Le régime de l’état d’urgence sanitaire, tel qu’il résulte de la loi du 23 mars 2020, a initialement été prévu pour durer deux mois, soit jusqu’au 24 juin. Il pourrait être prolongé de deux mois supplémentaires. 

Dans ce régime d’exception, des pouvoirs exceptionnels sont confiés à l’exécutif qui ont pour effet de restreindre considérablement les libertés publiques (mesures limitant la liberté d’aller et venir, la liberté d’entreprendre et la liberté de réunion, mesures d’interdiction de déplacement hors du domicile, réquisition de tous biens et services nécessaires pour mettre fin à la catastrophe sanitaire, contrôle des prix, …). Il faut désormais en France disposer d’une attestation de sortie dérogatoire pour aller acheter une baguette de pain, tout de même !

Si dans le cadre de cet état d’urgence sanitaire, l’Assemblée nationale et le Sénat peuvent contrôler et évaluer les mesures prises par l’exécutif, le Parlement ne peut décider de mettre un terme à cet état d’exception avant l’expiration du délai de deux mois. En cela, ce régime comporte le paradoxe de s’avérer plus rigoureux que celui de l’état d’urgence habituel (où le Parlement donne son habilitation au bout de douze jours) et que celui de l’article 16 (les pleins pouvoirs confiés au Président de la République) dans le cadre duquel, un mois après son adoption, le Conseil constitutionnel peut estimer si les conditions nécessaires à son adoption demeurent réunies.

Sous couvert de bonnes intentions, l’État peut avoir tendance à profiter de certaines situations pour entreprendre des mesures inutilement contraignantes. On peut penser à la loi renseignement adoptée à la suite des évènements de 2015 ou encore la proposition de loi Avia (sur laquelle je me serais déjà trop étendu) qui, au motif d’une lutte bienveillante contre la haine, entend entreprendre un travail de sape de la liberté d’expression.

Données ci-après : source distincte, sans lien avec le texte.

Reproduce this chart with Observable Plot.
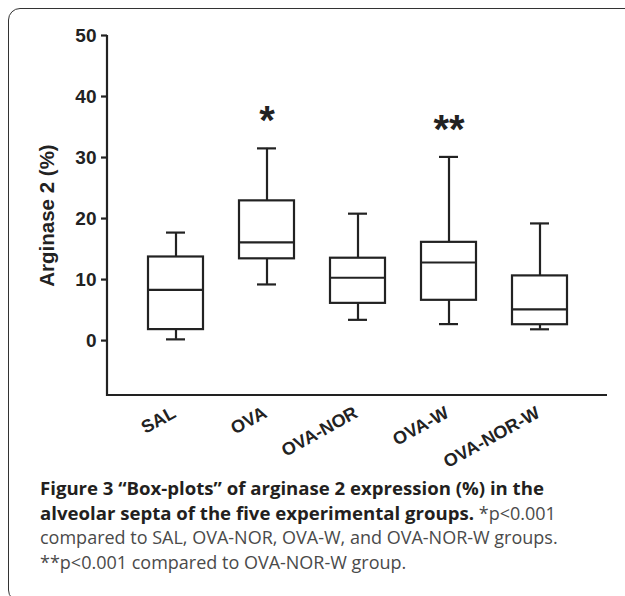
<!DOCTYPE html>
<html>
<head>
<meta charset="utf-8">
<script src="https://cdn.jsdelivr.net/npm/d3@7"></script>
<script src="https://cdn.jsdelivr.net/npm/@observablehq/plot@0.6"></script>
<style>
  html, body { margin: 0; padding: 0; background: #fff; }
  #wrap { position: relative; width: 625px; height: 596px; overflow: hidden; }
  #border { position: absolute; left: 8px; top: 8px; width: 640px; height: 594px;
            border: 1.5px solid #333; border-radius: 12px; box-sizing: border-box; }
  #chart { position: absolute; left: 0; top: 0; }
  #cap { position: absolute; left: 40px; top: 476px; width: 580px;
         font-family: "Open Sans", sans-serif; font-size: 18px; line-height: 24.5px;
         color: #4a4a4a; white-space: nowrap; }
  #cap b { color: #231f20; font-weight: 700; font-size: 18.6px; }
</style>
</head>
<body>
<div id="wrap">
  <div id="border"></div>
  <div id="chart"></div>
  <div id="cap"><b>Figure 3 “Box-plots” of arginase 2 expression (%) in the<br>alveolar septa of the five experimental groups.</b> *p&lt;0.001<br>compared to SAL, OVA-NOR, OVA-W, and OVA-NOR-W groups.<br>**p&lt;0.001 compared to OVA-NOR-W group.</div>
</div>
<script>
const groups = ["SAL", "OVA", "OVA-NOR", "OVA-W", "OVA-NOR-W"];
const whiskerLow = [0.2, 9.2, 3.4, 2.7, 1.85];
const q1 = [1.8, 13.4, 6.1, 6.6, 2.6];
const median = [8.3, 16.1, 10.3, 12.8, 5.1];
const q3 = [13.7, 22.9, 13.5, 16.1, 10.6];
const whiskerHigh = [17.7, 31.5, 20.8, 30.1, 19.2];
const yTicks = [0, 10, 20, 30, 40, 50];
const yDomain = [-9, 50];
const sigGroups = ["OVA", "OVA-W"];
const sigLabels = ["*", "**"];
const sigY = [37.6, 36.2];
const yLabel = "Arginase 2 (%)";

const rows = groups.map((g, i) => ({
  group: g, low: whiskerLow[i], q1: q1[i], med: median[i], q3: q3[i], high: whiskerHigh[i]
}));
const sig = sigGroups.map((g, i) => ({group: g, label: sigLabels[i], y: sigY[i]}));

const ink = "#222";
const sw = 2.2;
const font = "'Liberation Sans', Arial, sans-serif";

const axisLines = (index, scales, values, dim) => {
  const g = d3.create("svg:g").attr("stroke", ink).attr("stroke-width", sw).attr("fill", "none");
  const x0 = dim.marginLeft, x1 = dim.width - dim.marginRight;
  const yT = scales.y(yDomain[1]), yB = dim.height - dim.marginBottom;
  g.append("path").attr("d", `M${x0},${yT}V${yB}H${x1}`);
  return g.node();
};

const chart = Plot.plot({
  width: 625,
  height: 485,
  marginLeft: 107,
  marginRight: 18,
  marginTop: 35,
  marginBottom: 90,
  style: {fontFamily: font, color: ink, background: "transparent", overflow: "visible"},
  x: {domain: groups, paddingInner: 0.4, paddingOuter: 0.44, axis: null},
  y: {domain: yDomain, axis: null},
  marks: [
    Plot.ruleX(rows, {x: "group", y1: "low", y2: "q1", stroke: ink, strokeWidth: sw}),
    Plot.ruleX(rows, {x: "group", y1: "q3", y2: "high", stroke: ink, strokeWidth: sw}),
    Plot.tickY(rows, {x: "group", y: "low", stroke: ink, strokeWidth: sw, insetLeft: 18, insetRight: 18}),
    Plot.tickY(rows, {x: "group", y: "high", stroke: ink, strokeWidth: sw, insetLeft: 18, insetRight: 18}),
    Plot.barY(rows, {x: "group", y1: "q1", y2: "q3", fill: "white", stroke: ink, strokeWidth: sw}),
    Plot.tickY(rows, {x: "group", y: "med", stroke: ink, strokeWidth: sw}),
    Plot.text(sig, {x: "group", y: "y", text: "label", fontSize: 40, fontWeight: "bold", fill: ink,
                    lineAnchor: "bottom", dy: 23}),
    Plot.axisY(yTicks, {tickSize: 6, tickPadding: 5, fontSize: 19, fontWeight: "bold", label: null,
                        stroke: ink, strokeWidth: sw, fill: ink}),
    Plot.text(groups, {x: d => d, frameAnchor: "bottom", dx: 1, dy: 21, rotate: -29,
                       textAnchor: "end", lineAnchor: "bottom", fontSize: 18, fontWeight: "bold", fill: ink}),
    Plot.text([yLabel], {frameAnchor: "left", dx: -60, rotate: -90, textAnchor: "middle",
                         lineAnchor: "middle", fontSize: 20.5, fontWeight: "bold", fill: ink}),
    axisLines
  ]
});
document.getElementById("chart").appendChild(chart);
</script>
</body>
</html>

Parce qu’il est rigoureux tant dans son principe que dans son application, l’état d’urgence sanitaire doit pouvoir être discuté, notamment sur une banderole. En état d’urgence sanitaire, l’atteinte drastique faite aux libertés publiques, aussi justifiée soit-elle par l’impératif de santé publique, doit nécessairement être contrebalancée par l’exercice de la liberté d’expression. La critique doit être permise, elle doit être encouragée. Bien sûr, elle n’en sera que meilleure si elle est constructive.